It is good recall the following asymptotics. $\cos(x^2) = 1 + \mathcal{O}(x^4)$ $\cos(x) = 1 - \dfrac{x^2}{2!}+ \mathcal{O}(x^4)$ $\sin(x^2) = x^2 + \mathcal{O}(x^6)$ $\sin(x) = x + \mathcal{O}(x^3)$
Hence, we get that $\cos(x^2) \cos(x) = \left( 1 + \mathcal{O}(x^4) \right) \left( 1 - \dfrac{x^2}{2!}+ \mathcal{O}(x^4) \right) = 1 - \dfrac{x^2}{2!}+ \mathcal{O}(x^4)$ $\sin(x^2) \sin(x) = \left(x^2 + \mathcal{O}(x^6) \right) \left( x + \mathcal{O}(x^3) \right) = \mathcal{O}(x^3)$
Hence, we get that $\cos(x^2) \cos(x) + \sin(x^2) \sin(x) = 1 - \dfrac{x^2}{2!}+ \mathcal{O}(x^3)$ Hence, $\ln(\cos(x^2) \cos(x) + \sin(x^2) \sin(x)) = \ln \left(1 - x^2/2 + \mathcal{O}(x^3) \right)$
Also, recall that $\ln(1+t) = t + \mathcal{O}(t^2).$
Hence, $\ln \left(1 - x^2/2 + \mathcal{O}(x^3) \right) = -\dfrac{x^2}{2} + \mathcal{O}(x^3)$ Hence, $\dfrac{\sin(x^2)}{\ln(\cos(x^2) \cos(x) + \sin(x^2) \sin(x))} = \dfrac{x^2 + \mathcal{O}(x^{6})}{-x^2/2 + \mathcal{O}(x^3)} = \dfrac{-2 + \mathcal{O}(x^4)}{1 + \mathcal{O}(x)}$
Hence, $\lim_{x \to 0} \dfrac{\sin(x^2)}{\ln(\cos(x^2) \cos(x) + \sin(x^2) \sin(x))} = \lim_{x \to 0} \dfrac{-2 + \mathcal{O}(x^4)}{1 + \mathcal{O}(x)} = \dfrac{\lim_{x \to 0} \left(-2 + \mathcal{O}(x^4) \right)}{\lim_{x \to 0} \left(1 + \mathcal{O}(x) \right)} = -2$
EDIT Below is a slightly different method.

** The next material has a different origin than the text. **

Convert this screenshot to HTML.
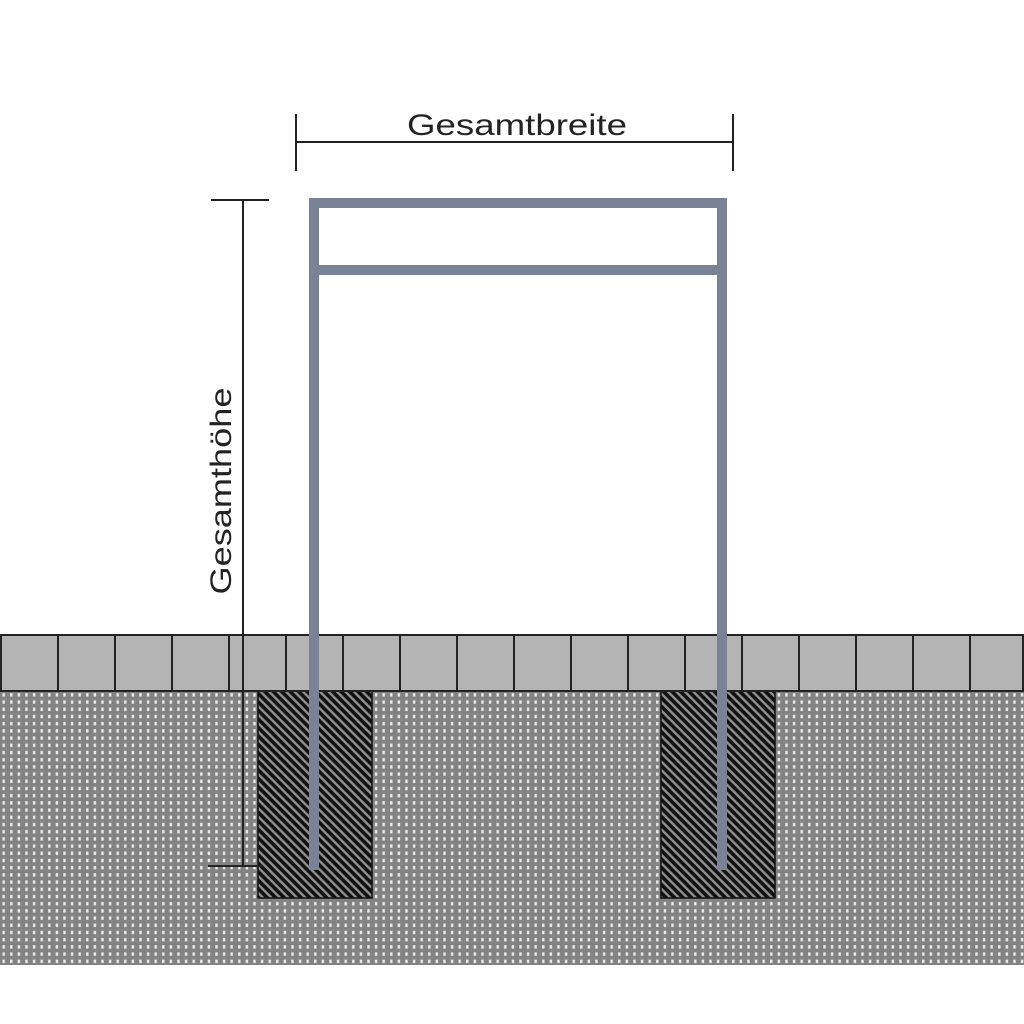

Note that $\cos(x^2) \cos(x) + \sin(x^2) \sin(x) = \cos(x^2 - x)$ We can rewrite $\dfrac{\sin(x^2)}{\ln(\cos(x^2) \cos(x) + \sin(x^2) \sin(x))}$ as $\dfrac{\sin(x^2)}{\ln(\cos(x^2 - x))} = \dfrac{\sin(x^2)}{x^2} \times \dfrac{x^2}{\ln(\cos(x^2 - x))} = \dfrac{\sin(x^2)}{x^2} \times \dfrac{x^2}{\ln(1 - 2\sin^2((x^2 - x)/2))}$ We used the identity that $\cos(\theta) = 1 - 2 \sin^2 \left( \theta/2\right)$. $\dfrac{\sin(x^2)}{\ln(\cos(x^2 - x))} = \dfrac{\sin(x^2)}{x^2} \times \dfrac{-2\sin^2((x^2 - x)/2)}{\ln(1 - 2\sin^2((x^2 - x)/2))} \times \dfrac{x^2}{-2\sin^2((x^2 - x)/2)}$ Now we have $\lim_{x \to 0} \dfrac{\sin(x^2)}{x^2} = 1$ $\lim_{x \to 0} \dfrac{-2\sin^2((x^2 - x)/2)}{\ln(1 - 2\sin^2((x^2 - x)/2))} = 1$ $\lim_{x \to 0}\dfrac{x^2}{-2\sin^2((x^2 - x)/2)} = -2$ Putting these together again gives us $-2$.